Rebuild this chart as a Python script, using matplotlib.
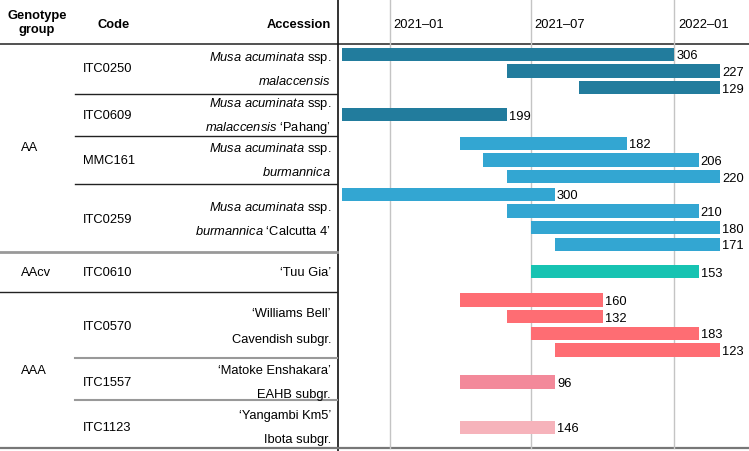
import matplotlib
matplotlib.use('Agg')
import matplotlib.pyplot as plt
import matplotlib.dates as mdates
from matplotlib.transforms import ScaledTranslation
import numpy as np

plt.rcParams['font.family'] = ['Liberation Sans', 'DejaVu Sans']
plt.rcParams['mathtext.fontset'] = 'custom'
plt.rcParams['mathtext.rm'] = 'Liberation Sans'
plt.rcParams['mathtext.it'] = 'Liberation Sans:italic'
plt.rcParams['mathtext.bf'] = 'Liberation Sans:bold'

# ---------------- data ----------------
group_names = ['AA', 'AAcv', 'AAA']
codes = ['ITC0250', 'ITC0609', 'MMC161', 'ITC0259', 'ITC0610', 'ITC0570', 'ITC1557', 'ITC1123']
code_group = ['AA', 'AA', 'AA', 'AA', 'AAcv', 'AAA', 'AAA', 'AAA']
accession_line1 = [r'$\mathit{Musa\ acuminata}$ ssp.',
                   r'$\mathit{Musa\ acuminata}$ ssp.',
                   r'$\mathit{Musa\ acuminata}$ ssp.',
                   r'$\mathit{Musa\ acuminata}$ ssp.',
                   '‘Tuu Gia’',
                   '‘Williams Bell’',
                   '‘Matoke Enshakara’',
                   '‘Yangambi Km5’']
accession_line2 = [r'$\mathit{malaccensis}$',
                   r'$\mathit{malaccensis}$ ‘Pahang’',
                   r'$\mathit{burmannica}$',
                   r'$\mathit{burmannica}$ ‘Calcutta 4’',
                   '',
                   'Cavendish subgr.',
                   'EAHB subgr.',
                   'Ibota subgr.']

bar_code = (['ITC0250'] * 3 + ['ITC0609'] + ['MMC161'] * 3 + ['ITC0259'] * 4 +
            ['ITC0610'] + ['ITC0570'] * 4 + ['ITC1557'] + ['ITC1123'])
bar_start = ['2020-11-01', '2021-06-01', '2021-09-01',
             '2020-11-01',
             '2021-04-01', '2021-05-01', '2021-06-01',
             '2020-11-01', '2021-06-01', '2021-07-01', '2021-08-01',
             '2021-07-01',
             '2021-04-01', '2021-06-01', '2021-07-01', '2021-08-01',
             '2021-04-01',
             '2021-04-01']
bar_end = ['2022-01-01', '2022-03-01', '2022-03-01',
           '2021-06-01',
           '2021-11-01', '2022-02-01', '2022-03-01',
           '2021-08-01', '2022-02-01', '2022-03-01', '2022-03-01',
           '2022-02-01',
           '2021-10-01', '2021-10-01', '2022-02-01', '2022-03-01',
           '2021-08-01',
           '2021-08-01']
bar_value = [306, 227, 129, 199, 182, 206, 220, 300, 210, 180, 171, 153,
             160, 132, 183, 123, 96, 146]

tick_dates = ['2021-01-01', '2021-07-01', '2022-01-01']
tick_labels = ['2021–01', '2021–07', '2022–01']

code_colors = {'ITC0250': '#227c9d', 'ITC0609': '#227c9d',
               'MMC161': '#33a6d2', 'ITC0259': '#33a6d2',
               'ITC0610': '#17c3b2',
               'ITC0570': '#fe6d73', 'ITC1557': '#f3899a', 'ITC1123': '#f6b3bb'}

# ---------------- layout (pixel rows, top = 0) ----------------
W, H = 749, 452
header_y = 44.5
block_edges = [44.5, 94.5, 137, 185, 252.5, 293, 359, 401, 449]
bar_offset = [2.5, 0, 0, 1.5, 0, 0, 3, 3.5]
text_offset = [0, 0, 0, 1, 0, 1, 3, 3]
line_half = [12, 12, 12, 12, 12, 13, 12, 12]
bar_step = 16.7
bar_h = 13.3
axis_left, axis_right = 338, 747
fs = 9.3

fig = plt.figure(figsize=(W / 100, H / 100), dpi=100)
tab = fig.add_axes([0, 0, 1, 1])
tab.set_xlim(0, W)
tab.set_ylim(H, 0)
tab.axis('off')

ax = fig.add_axes([axis_left / W, 0, (axis_right - axis_left) / W, 1])
ax.set_ylim(H, 0)
ax.patch.set_visible(False)
ax.axis('off')

d2n = lambda s: mdates.date2num(np.datetime64(s))
x0 = d2n('2020-10-27')
x1 = d2n('2022-04-04')
ax.set_xlim(x0, x1)

# gridlines + tick labels
lbl_trans = ax.transData + ScaledTranslation(4 / 100, 0, fig.dpi_scale_trans)
for d, lab in zip(tick_dates, tick_labels):
    ax.axvline(d2n(d), ymin=(H - 449) / H, ymax=1, color='#c4c4c4', lw=1.0, zorder=0)
    ax.text(d2n(d), 25, lab, transform=lbl_trans, ha='left', va='center', fontsize=fs)

# bars
centers = [(a + b) / 2 for a, b in zip(block_edges[:-1], block_edges[1:])]
ys = []
for i, c in enumerate(codes):
    idx = [k for k, bc in enumerate(bar_code) if bc == c]
    n = len(idx)
    for j, k in enumerate(idx):
        ys.append((k, centers[i] + bar_offset[i] + (j - (n - 1) / 2) * bar_step))
ys = [y for _, y in sorted(ys)]

starts = np.array([d2n(s) for s in bar_start])
ends = np.array([d2n(s) for s in bar_end])
cols = [code_colors[c] for c in bar_code]
ax.barh(ys, ends - starts, left=starts, height=bar_h, color=cols, zorder=2)
val_trans = ax.transData + ScaledTranslation(2 / 100, 0, fig.dpi_scale_trans)
for y, e, v in zip(ys, ends, bar_value):
    ax.text(e, y + 1, str(v), transform=val_trans, ha='left', va='center', fontsize=fs)

# table lines
tab.plot([0, W], [header_y, header_y], color='#333333', lw=1.2)
tab.plot([337.5, 337.5], [0, H], color='#111111', lw=1.2)
tab.plot([0, W], [449, 449], color='#777777', lw=1.6)
for i in range(len(codes) - 1):
    yb = block_edges[i + 1]
    g_here, g_next = code_group[i], code_group[i + 1]
    if g_here != g_next:
        if g_here == 'AA':
            tab.plot([0, 337], [yb, yb], color='#999999', lw=2.0)
        else:
            tab.plot([0, 337], [yb, yb], color='#222222', lw=1.0)
    else:
        if g_here == 'AAA':
            tab.plot([75, 337], [yb, yb], color='#999999', lw=1.5)
        else:
            tab.plot([75, 337], [yb, yb], color='#222222', lw=1.0)

# headers
tab.text(37, 23, 'Genotype\ngroup', ha='center', va='center', fontsize=fs,
         fontweight='bold', linespacing=1.25)
tab.text(97, 25, 'Code', ha='left', va='center', fontsize=fs, fontweight='bold')
tab.text(331, 25, 'Accession', ha='right', va='center', fontsize=fs, fontweight='bold')

# group labels
for g in group_names:
    idx = [i for i, cg in enumerate(code_group) if cg == g]
    gy = (block_edges[idx[0]] + block_edges[idx[-1] + 1]) / 2
    tab.text(21, gy, g, ha='left', va='center', fontsize=fs)

# codes and accessions
for i, c in enumerate(codes):
    cy = centers[i] + text_offset[i]
    tab.text(83, cy, c, ha='left', va='center', fontsize=fs)
    if accession_line2[i]:
        tab.text(331, cy - line_half[i], accession_line1[i], ha='right', va='center', fontsize=fs)
        tab.text(331, cy + line_half[i], accession_line2[i], ha='right', va='center', fontsize=fs)
    else:
        tab.text(331, cy, accession_line1[i], ha='right', va='center', fontsize=fs)

fig.savefig('out.png', dpi=100)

○ ○ ○ ○ ○ ○ ○

§ Goal
Output the data exactly. Pictures don't belong in the result.

§ Written response
Rebuild this chart as a Python script, using matplotlib.
import matplotlib
matplotlib.use('Agg')
import matplotlib.pyplot as plt
import matplotlib.dates as mdates
from matplotlib.transforms import ScaledTranslation
import numpy as np

plt.rcParams['font.family'] = ['Liberation Sans', 'DejaVu Sans']
plt.rcParams['mathtext.fontset'] = 'custom'
plt.rcParams['mathtext.rm'] = 'Liberation Sans'
plt.rcParams['mathtext.it'] = 'Liberation Sans:italic'
plt.rcParams['mathtext.bf'] = 'Liberation Sans:bold'

# ---------------- data ----------------
group_names = ['AA', 'AAcv', 'AAA']
codes = ['ITC0250', 'ITC0609', 'MMC161', 'ITC0259', 'ITC0610', 'ITC0570', 'ITC1557', 'ITC1123']
code_group = ['AA', 'AA', 'AA', 'AA', 'AAcv', 'AAA', 'AAA', 'AAA']
accession_line1 = [r'$\mathit{Musa\ acuminata}$ ssp.',
                   r'$\mathit{Musa\ acuminata}$ ssp.',
                   r'$\mathit{Musa\ acuminata}$ ssp.',
                   r'$\mathit{Musa\ acuminata}$ ssp.',
                   '‘Tuu Gia’',
                   '‘Williams Bell’',
                   '‘Matoke Enshakara’',
                   '‘Yangambi Km5’']
accession_line2 = [r'$\mathit{malaccensis}$',
                   r'$\mathit{malaccensis}$ ‘Pahang’',
                   r'$\mathit{burmannica}$',
                   r'$\mathit{burmannica}$ ‘Calcutta 4’',
                   '',
                   'Cavendish subgr.',
                   'EAHB subgr.',
                   'Ibota subgr.']

bar_code = (['ITC0250'] * 3 + ['ITC0609'] + ['MMC161'] * 3 + ['ITC0259'] * 4 +
            ['ITC0610'] + ['ITC0570'] * 4 + ['ITC1557'] + ['ITC1123'])
bar_start = ['2020-11-01', '2021-06-01', '2021-09-01',
             '2020-11-01',
             '2021-04-01', '2021-05-01', '2021-06-01',
             '2020-11-01', '2021-06-01', '2021-07-01', '2021-08-01',
             '2021-07-01',
             '2021-04-01', '2021-06-01', '2021-07-01', '2021-08-01',
             '2021-04-01',
             '2021-04-01']
bar_end = ['2022-01-01', '2022-03-01', '2022-03-01',
           '2021-06-01',
           '2021-11-01', '2022-02-01', '2022-03-01',
           '2021-08-01', '2022-02-01', '2022-03-01', '2022-03-01',
           '2022-02-01',
           '2021-10-01', '2021-10-01', '2022-02-01', '2022-03-01',
           '2021-08-01',
           '2021-08-01']
bar_value = [306, 227, 129, 199, 182, 206, 220, 300, 210, 180, 171, 153,
             160, 132, 183, 123, 96, 146]

tick_dates = ['2021-01-01', '2021-07-01', '2022-01-01']
tick_labels = ['2021–01', '2021–07', '2022–01']

code_colors = {'ITC0250': '#227c9d', 'ITC0609': '#227c9d',
               'MMC161': '#33a6d2', 'ITC0259': '#33a6d2',
               'ITC0610': '#17c3b2',
               'ITC0570': '#fe6d73', 'ITC1557': '#f3899a', 'ITC1123': '#f6b3bb'}

# ---------------- layout (pixel rows, top = 0) ----------------
W, H = 749, 452
header_y = 44.5
block_edges = [44.5, 94.5, 137, 185, 252.5, 293, 359, 401, 449]
bar_offset = [2.5, 0, 0, 1.5, 0, 0, 3, 3.5]
text_offset = [0, 0, 0, 1, 0, 1, 3, 3]
line_half = [12, 12, 12, 12, 12, 13, 12, 12]
bar_step = 16.7
bar_h = 13.3
axis_left, axis_right = 338, 747
fs = 9.3

fig = plt.figure(figsize=(W / 100, H / 100), dpi=100)
tab = fig.add_axes([0, 0, 1, 1])
tab.set_xlim(0, W)
tab.set_ylim(H, 0)
tab.axis('off')

ax = fig.add_axes([axis_left / W, 0, (axis_right - axis_left) / W, 1])
ax.set_ylim(H, 0)
ax.patch.set_visible(False)
ax.axis('off')

d2n = lambda s: mdates.date2num(np.datetime64(s))
x0 = d2n('2020-10-27')
x1 = d2n('2022-04-04')
ax.set_xlim(x0, x1)

# gridlines + tick labels
lbl_trans = ax.transData + ScaledTranslation(4 / 100, 0, fig.dpi_scale_trans)
for d, lab in zip(tick_dates, tick_labels):
    ax.axvline(d2n(d), ymin=(H - 449) / H, ymax=1, color='#c4c4c4', lw=1.0, zorder=0)
    ax.text(d2n(d), 25, lab, transform=lbl_trans, ha='left', va='center', fontsize=fs)

# bars
centers = [(a + b) / 2 for a, b in zip(block_edges[:-1], block_edges[1:])]
ys = []
for i, c in enumerate(codes):
    idx = [k for k, bc in enumerate(bar_code) if bc == c]
    n = len(idx)
    for j, k in enumerate(idx):
        ys.append((k, centers[i] + bar_offset[i] + (j - (n - 1) / 2) * bar_step))
ys = [y for _, y in sorted(ys)]

starts = np.array([d2n(s) for s in bar_start])
ends = np.array([d2n(s) for s in bar_end])
cols = [code_colors[c] for c in bar_code]
ax.barh(ys, ends - starts, left=starts, height=bar_h, color=cols, zorder=2)
val_trans = ax.transData + ScaledTranslation(2 / 100, 0, fig.dpi_scale_trans)
for y, e, v in zip(ys, ends, bar_value):
    ax.text(e, y + 1, str(v), transform=val_trans, ha='left', va='center', fontsize=fs)

# table lines
tab.plot([0, W], [header_y, header_y], color='#333333', lw=1.2)
tab.plot([337.5, 337.5], [0, H], color='#111111', lw=1.2)
tab.plot([0, W], [449, 449], color='#777777', lw=1.6)
for i in range(len(codes) - 1):
    yb = block_edges[i + 1]
    g_here, g_next = code_group[i], code_group[i + 1]
    if g_here != g_next:
        if g_here == 'AA':
            tab.plot([0, 337], [yb, yb], color='#999999', lw=2.0)
        else:
            tab.plot([0, 337], [yb, yb], color='#222222', lw=1.0)
    else:
        if g_here == 'AAA':
            tab.plot([75, 337], [yb, yb], color='#999999', lw=1.5)
        else:
            tab.plot([75, 337], [yb, yb], color='#222222', lw=1.0)

# headers
tab.text(37, 23, 'Genotype\ngroup', ha='center', va='center', fontsize=fs,
         fontweight='bold', linespacing=1.25)
tab.text(97, 25, 'Code', ha='left', va='center', fontsize=fs, fontweight='bold')
tab.text(331, 25, 'Accession', ha='right', va='center', fontsize=fs, fontweight='bold')

# group labels
for g in group_names:
    idx = [i for i, cg in enumerate(code_group) if cg == g]
    gy = (block_edges[idx[0]] + block_edges[idx[-1] + 1]) / 2
    tab.text(21, gy, g, ha='left', va='center', fontsize=fs)

# codes and accessions
for i, c in enumerate(codes):
    cy = centers[i] + text_offset[i]
    tab.text(83, cy, c, ha='left', va='center', fontsize=fs)
    if accession_line2[i]:
        tab.text(331, cy - line_half[i], accession_line1[i], ha='right', va='center', fontsize=fs)
        tab.text(331, cy + line_half[i], accession_line2[i], ha='right', va='center', fontsize=fs)
    else:
        tab.text(331, cy, accession_line1[i], ha='right', va='center', fontsize=fs)

fig.savefig('out.png', dpi=100)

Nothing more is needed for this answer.